Her yer Lampedusa, her yer direniş!

Hal böyle iken, Hamburg hükümetinin vicdansız sert tutumu neyin nesidir? Yasal bir engel olmadığına göre, olay siyasidir. Sert bir tutumla Hamburg 'un neoliberal Scholz hükümeti toplumun muhafazakar, yabancı düşmanı kesimlerinin sempatisini korumaya, sağlamaya çalışırken, aslında neoliberal küresel ideoljik bakış eseri olan politikasını yerel olarak uygulamaktadır.
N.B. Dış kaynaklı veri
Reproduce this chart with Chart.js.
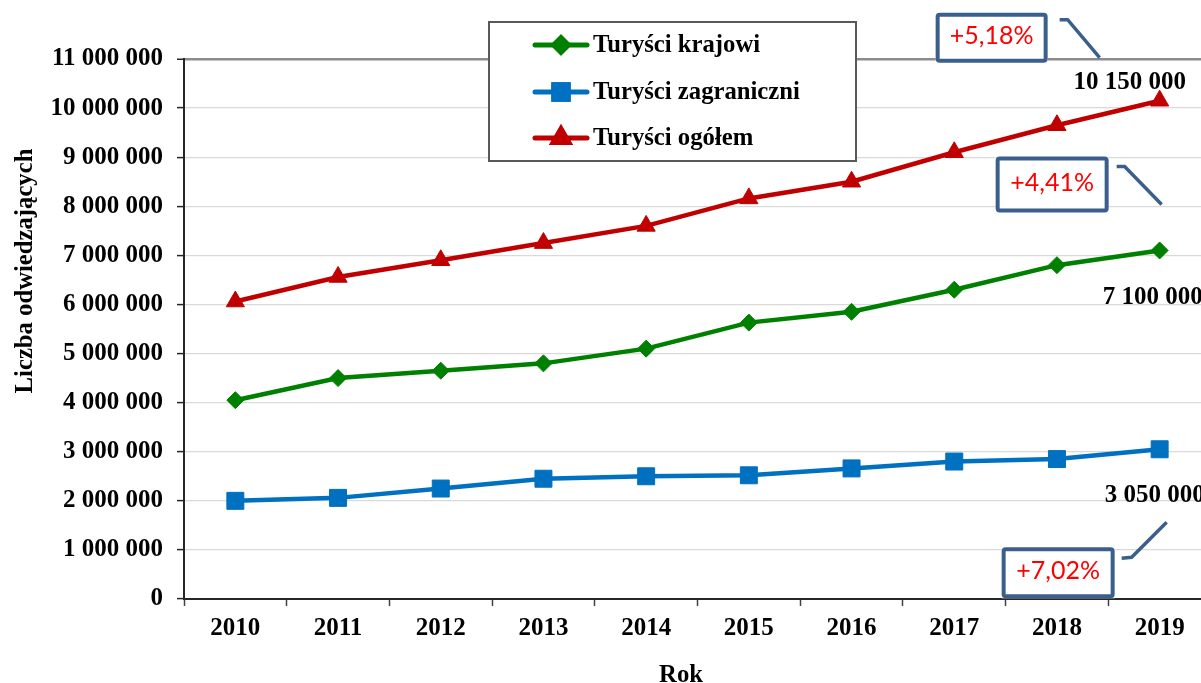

Bu ise üretim, ticaret ve finans sermayesine sınır bilmez özgürlükler tanımak, sosyal devleti Hartz yasaları ile yok etmek, emeklilik yaşının 67'de kalmasını ve tüm AB ülkelerinde uygulanmasını sağlamak, Hamburg enerji hatlarında sergilendiği tutum örneğinde olduğu gibi, devletin ekonomiden elini uzak tutup, devlet ve toplum malını satmak, 'Almanya çıkarları' gereği Alman ordusunun savaşlara katılımına onay vermek, Alman şirketlerinin özellikle Hamburg limanında'dan silah tüccarlığını teşvik etmektir. İşte bu nedenle vicdansız ve yasaların arkasına saklanarak yürütülen bu poitikaya karşı direniş, mültecilerin değil, asıl yerli halkın protestosudur. Özellikle bu neoliberal politikaların dünya çapında uygulanmasının bedelinin, yurtlarını ölüm pahasına terk edenlerin kendilerine buralarda bir gelecek perspektifi aramalarına yol açtığını Hamburg Senatosu ve neoliberal 'soyal demokrat' siyasetciler gayet iyi bilmektedirler.

TC ve göçmen kökenli milletvekilleri ise, bu ahlaksızlığa incir yaprağı ve olayın ırkçı boyutunun örtülmesinde araç olabiliyorlarsa, yazıklar olsun
.

Küresel düşünmek ve yerel hareket etmek bizimde görevimizdir. Buda ilkel kapitalizm olan neoliberal politikalara dur demektir; özellikle bu 'sosyaldemokrat' kılıfla yapılıyorsa, bunu deşifre etmektir. Her yer Lampedusa, her yer direniş, mültecilere toplu kalma hakkını talep ederek harekete geçmek, insan onuruna sahip çıkmanın gereği olsa gerek!